Review of Law, Literature and Therapeutic Jurisprudence
This is my first blog for the year. It is summer Downunder and I enjoyed a nice holiday. But that is a fading memory and the reality of work has returned. And so has the need to keep up with my blog entries. In coming entries I plan to review some of the latest publications relating to therapeutic jurisprudence. Here is my first effort:
Literature has had an abiding interest in the law. The law in operation in its courts, law offices and police is a bountiful source of stories about the vagaries of the human psyche and human life. Literature can bring these issues to a wider audience and be a commentary and criticism of the law in operation. For me, the case of Jarndyce and Jarndyce, from Charles Dickens' Bleak House, illustrates how some of the worst aspects of the adversarial system can cause significant suffering for individuals – with Jarndyce wreaking havoc on generations of a family. Bleak House, among other literary classics, illustrates the essential thesis of therapeutic jurisprudence, that the law in operation affects the wellbeing of those involved.
The churning out of legal thrillers by the likes of Grisham and Turow reminds us that the attraction of literature to the law remains today. Amy Ronner in her new book Law, Literature and Therapeutic Jurisprudence (Carolina Academic Press, 2009) points out that the attraction between literature and law works both ways: literature can be attractive to the law. Thus, some scholars use literature and literary tools to gain a deeper insight into the meaning of law. Others see the commonality of law and literature in the value both place on story telling.
Ronner also sees this two way approach to be relevant to the thesis of her book that “it is possible and desirable to be not just a lawyer but a literary lawyer with that ‘important “add-on” component of a TJ lawyer”. Her book illustrates how therapeutic jurisprudence can aid in the analysis of literature and how literary analysis can help develop in lawyers the skills valued by therapeutic jurisprudence. Ronner observes that “Literary appreciation can spark the imagination and teach lawyers to ‘walk around in the skin’ of not just their clients, but also opponents, witnesses, judges and juries”. This can help the lawyer in diverse ways, not the least of which is the culturing of the ability to empathise with clients and others. These skills become the basis for a more rewarding professional relationship between lawyer and client.

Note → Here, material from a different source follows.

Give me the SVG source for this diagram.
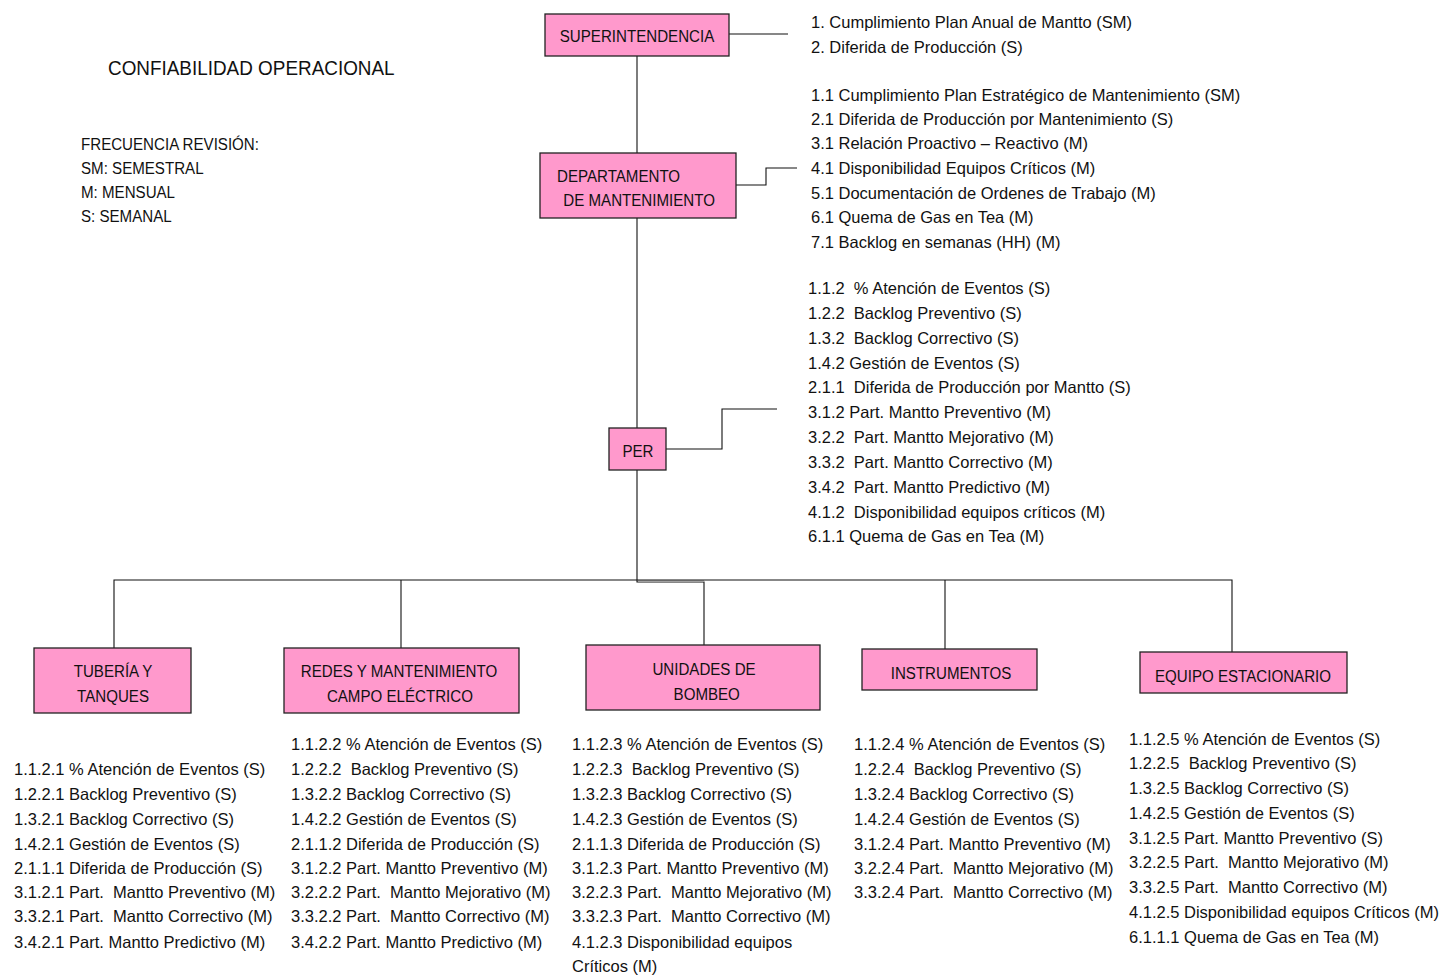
<svg xmlns="http://www.w3.org/2000/svg" width="1439" height="977" viewBox="0 0 1439 977">
  <style>
    text { font-family: "Liberation Sans", Arial, sans-serif; fill: #111; white-space: pre; }
    .box { fill: #ff99cc; stroke: #222; stroke-width: 1.3; }
    .lbl { font-size: 16.8px; text-anchor: middle; }
    .hdr { font-size: 16.8px; }
    .lst { font-size: 16.5px; }
    .title { font-size: 21px; }
    .wire { fill: none; stroke: #111; stroke-width: 1.1; }
  </style>
  <rect width="1439" height="977" fill="#ffffff"/>

  <!-- legend: condensed capitals -->
  <g id="legend">
    <text class="title" transform="translate(108,0) scale(0.9,1)" x="0" y="75">CONFIABILIDAD OPERACIONAL</text>
    <g transform="translate(81,0) scale(0.9,1)" class="hdr">
      <text x="0" y="150">FRECUENCIA REVISIÓN:</text>
      <text x="0" y="174">SM: SEMESTRAL</text>
      <text x="0" y="198">M: MENSUAL</text>
      <text x="0" y="222">S: SEMANAL</text>
    </g>
  </g>

  <!-- connectors -->
  <g id="connectors" class="wire">
    <path d="M637 56 V153"/>
    <path d="M637 218 V428"/>
    <path d="M637 470 V582 H704 V645"/>
    <path d="M638 581 H704" stroke="#aaa" stroke-width="1.5"/>
    <path d="M729 34 H788"/>
    <path d="M736 185 H766 V168 H797"/>
    <path d="M666 449 H722 V409 H777"/>
    <path d="M114 648 V580 H1232 V652"/>
    <path d="M401 580 V648"/>
    <path d="M945 580 V649"/>
  </g>

  <g id="superintendencia">
    <rect class="box" x="545" y="14" width="184" height="42"/>
    <text class="lbl" transform="translate(637,0) scale(0.9,1)" x="0" y="42">SUPERINTENDENCIA</text>
  </g>
  <g id="superintendencia-kpi" class="lst">
    <text x="811" y="28">1. Cumplimiento Plan Anual de Mantto (SM)</text>
    <text x="811" y="53">2. Diferida de Producción (S)</text>
  </g>

  <g id="departamento">
    <rect class="box" x="540" y="153" width="196" height="65"/>
    <g class="hdr" transform="translate(557,0) scale(0.9,1)">
      <text x="0" y="182">DEPARTAMENTO</text>
      <text x="7" y="206">DE MANTENIMIENTO</text>
    </g>
  </g>
  <g id="departamento-kpi" class="lst">
    <text x="811" y="101">1.1 Cumplimiento Plan Estratégico de Mantenimiento (SM)</text>
    <text x="811" y="125">2.1 Diferida de Producción por Mantenimiento (S)</text>
    <text x="811" y="149">3.1 Relación Proactivo – Reactivo (M)</text>
    <text x="811" y="174">4.1 Disponibilidad Equipos Críticos (M)</text>
    <text x="811" y="199">5.1 Documentación de Ordenes de Trabajo (M)</text>
    <text x="811" y="223">6.1 Quema de Gas en Tea (M)</text>
    <text x="811" y="248">7.1 Backlog en semanas (HH) (M)</text>
  </g>

  <g id="per">
    <rect class="box" x="609" y="428" width="57" height="42"/>
    <text class="lbl" transform="translate(638,0) scale(0.9,1)" x="0" y="457">PER</text>
  </g>
  <g id="per-kpi" class="lst">
    <text x="808" y="294">1.1.2  % Atención de Eventos (S)</text>
    <text x="808" y="319">1.2.2  Backlog Preventivo (S)</text>
    <text x="808" y="344">1.3.2  Backlog Correctivo (S)</text>
    <text x="808" y="369">1.4.2 Gestión de Eventos (S)</text>
    <text x="808" y="393">2.1.1  Diferida de Producción por Mantto (S)</text>
    <text x="808" y="418">3.1.2 Part. Mantto Preventivo (M)</text>
    <text x="808" y="443">3.2.2  Part. Mantto Mejorativo (M)</text>
    <text x="808" y="468">3.3.2  Part. Mantto Correctivo (M)</text>
    <text x="808" y="493">3.4.2  Part. Mantto Predictivo (M)</text>
    <text x="808" y="518">4.1.2  Disponibilidad equipos críticos (M)</text>
    <text x="808" y="542">6.1.1 Quema de Gas en Tea (M)</text>
  </g>

  <g id="tuberia">
    <rect class="box" x="34" y="648" width="157" height="65"/>
    <g class="lbl" transform="translate(113,0) scale(0.9,1)">
      <text x="0" y="677">TUBERÍA Y</text>
      <text x="0" y="702">TANQUES</text>
    </g>
  </g>
  <g id="tuberia-kpi" class="lst">
    <text x="14" y="775">1.1.2.1 % Atención de Eventos (S)</text>
    <text x="14" y="800">1.2.2.1 Backlog Preventivo (S)</text>
    <text x="14" y="825">1.3.2.1 Backlog Correctivo (S)</text>
    <text x="14" y="850">1.4.2.1 Gestión de Eventos (S)</text>
    <text x="14" y="874">2.1.1.1 Diferida de Producción (S)</text>
    <text x="14" y="898">3.1.2.1 Part.  Mantto Preventivo (M)</text>
    <text x="14" y="922">3.3.2.1 Part.  Mantto Correctivo (M)</text>
    <text x="14" y="948">3.4.2.1 Part. Mantto Predictivo (M)</text>
  </g>

  <g id="redes">
    <rect class="box" x="284" y="648" width="235" height="65"/>
    <g class="lbl" transform="translate(399,0) scale(0.9,1)">
      <text x="0" y="677">REDES Y MANTENIMIENTO</text>
      <text x="1" y="702">CAMPO ELÉCTRICO</text>
    </g>
  </g>
  <g id="redes-kpi" class="lst">
    <text x="291" y="750">1.1.2.2 % Atención de Eventos (S)</text>
    <text x="291" y="775">1.2.2.2  Backlog Preventivo (S)</text>
    <text x="291" y="800">1.3.2.2 Backlog Correctivo (S)</text>
    <text x="291" y="825">1.4.2.2 Gestión de Eventos (S)</text>
    <text x="291" y="850">2.1.1.2 Diferida de Producción (S)</text>
    <text x="291" y="874">3.1.2.2 Part. Mantto Preventivo (M)</text>
    <text x="291" y="898">3.2.2.2 Part.  Mantto Mejorativo (M)</text>
    <text x="291" y="922">3.3.2.2 Part.  Mantto Correctivo (M)</text>
    <text x="291" y="948">3.4.2.2 Part. Mantto Predictivo (M)</text>
  </g>

  <g id="unidades">
    <rect class="box" x="586" y="645" width="234" height="65"/>
    <g class="lbl" transform="translate(704,0) scale(0.9,1)">
      <text x="0" y="675">UNIDADES DE</text>
      <text x="3" y="700">BOMBEO</text>
    </g>
  </g>
  <g id="unidades-kpi" class="lst">
    <text x="572" y="750">1.1.2.3 % Atención de Eventos (S)</text>
    <text x="572" y="775">1.2.2.3  Backlog Preventivo (S)</text>
    <text x="572" y="800">1.3.2.3 Backlog Correctivo (S)</text>
    <text x="572" y="825">1.4.2.3 Gestión de Eventos (S)</text>
    <text x="572" y="850">2.1.1.3 Diferida de Producción (S)</text>
    <text x="572" y="874">3.1.2.3 Part. Mantto Preventivo (M)</text>
    <text x="572" y="898">3.2.2.3 Part.  Mantto Mejorativo (M)</text>
    <text x="572" y="922">3.3.2.3 Part.  Mantto Correctivo (M)</text>
    <text x="572" y="948">4.1.2.3 Disponibilidad equipos</text>
    <text x="572" y="972">Críticos (M)</text>
  </g>

  <g id="instrumentos">
    <rect class="box" x="862" y="649" width="175" height="41"/>
    <text class="lbl" transform="translate(951,0) scale(0.9,1)" x="0" y="679">INSTRUMENTOS</text>
  </g>
  <g id="instrumentos-kpi" class="lst">
    <text x="854" y="750">1.1.2.4 % Atención de Eventos (S)</text>
    <text x="854" y="775">1.2.2.4  Backlog Preventivo (S)</text>
    <text x="854" y="800">1.3.2.4 Backlog Correctivo (S)</text>
    <text x="854" y="825">1.4.2.4 Gestión de Eventos (S)</text>
    <text x="854" y="850">3.1.2.4 Part. Mantto Preventivo (M)</text>
    <text x="854" y="874">3.2.2.4 Part.  Mantto Mejorativo (M)</text>
    <text x="854" y="898">3.3.2.4 Part.  Mantto Correctivo (M)</text>
  </g>

  <g id="equipo">
    <rect class="box" x="1140" y="652" width="207" height="41"/>
    <text class="lbl" transform="translate(1243,0) scale(0.9,1)" x="0" y="682">EQUIPO ESTACIONARIO</text>
  </g>
  <g id="equipo-kpi" class="lst">
    <text x="1129" y="745">1.1.2.5 % Atención de Eventos (S)</text>
    <text x="1129" y="769">1.2.2.5  Backlog Preventivo (S)</text>
    <text x="1129" y="794">1.3.2.5 Backlog Correctivo (S)</text>
    <text x="1129" y="819">1.4.2.5 Gestión de Eventos (S)</text>
    <text x="1129" y="844">3.1.2.5 Part. Mantto Preventivo (S)</text>
    <text x="1129" y="868">3.2.2.5 Part.  Mantto Mejorativo (M)</text>
    <text x="1129" y="893">3.3.2.5 Part.  Mantto Correctivo (M)</text>
    <text x="1129" y="918">4.1.2.5 Disponibilidad equipos Críticos (M)</text>
    <text x="1129" y="943">6.1.1.1 Quema de Gas en Tea (M)</text>
  </g>
</svg>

Ronner uses examples from literature to illustrate important principles of law and the application of therapeutic jurisprudence. For example, she uses the tragic case of Melville’s Billy Budd, Sailor to highlight the legal, personal and therapeutic importance of a defendant being able to actively participate in proceedings affecting them. She gives a careful analysis of the arguments for and against the procedures used to try and convict Budd – the subject of a malicious accusation – who was subsequently hanged. As well as the legal principle that the defendant’s right to counsel is essential for a fair trial is the therapeutic jurisprudence principle of being able to be actively involved in the proceedings and not simply by counsel, vital though that is. Budd, suffering from both a speech impediment and the absence of a lawyer at his trial was denied both.
The theme of the importance of people being actively involved in legal proceedings affecting them continues in Ronner’s analysis of Crime and Punishment. Her analysis here is rich with other therapeutic jurisprudence themes as well – including the therapeutic nature of the role of the long-suffering Sonya in listening to and expressing empathy for the self-destructive but ultimately redeemed Raskolnikov. There is also a fascinating discussion of the nature and motive for confessions, seeing them as not necessarily springing from the fact of having committed a crime but – as in Crime and Punishment – springing from sometimes complex underlying psychological needs.
Chapter 3 is a compelling but disturbing discussion of the suffering that can be inflicted by anti-therapeutic tribunals and how mass hysteria can lead to their use. The Salem witch hunts depicted in The Crucible and Harvard’s Secret Court, based on events in the 1920s when Harvard convened a “Secret Court” that “maliciously hunted down young men it believed to be homosexuals, or mere friends of homosexuals” are graphically used to depict these phenomena.
Melville’s Bartleby is used to great effect to bring out the mechanical, repetitive and de-humanising effects of working in large law firms. The analysis demonstrates the importance of firms taking a therapeutic jurisprudence approach to their practice (and staff) and the vital role legal education should play in educating students to expect and to gain so much more out of legal practice.
As some of the commentators on the dust cover of Law, Literature and Therapeutic note, the book opens up a new dimension of therapeutic jurisprudence scholarship: therapeutic jurisprudence can be a lens through which literature is analysed and taught and literature can highlight different nuances and applications of therapeutic principles. Literature can also be a powerful vehicle to revive flagging students burdened by the tedium of studying particular law subjects.
While its legal analysis is largely confined to the law of the United States, this engaging book will be of interest to readers from other nations, whether from common law nations or civil law nations. It would be good to see the further development of this application of therapeutic jurisprudence and in particular, its application to the laws of other nations. After all, therapeutic jurisprudence itself is developing through international scholarship. Perhaps an international comparative law, literature and therapeutic jurisprudence will emerge. This book has laid the groundwork for it to occur.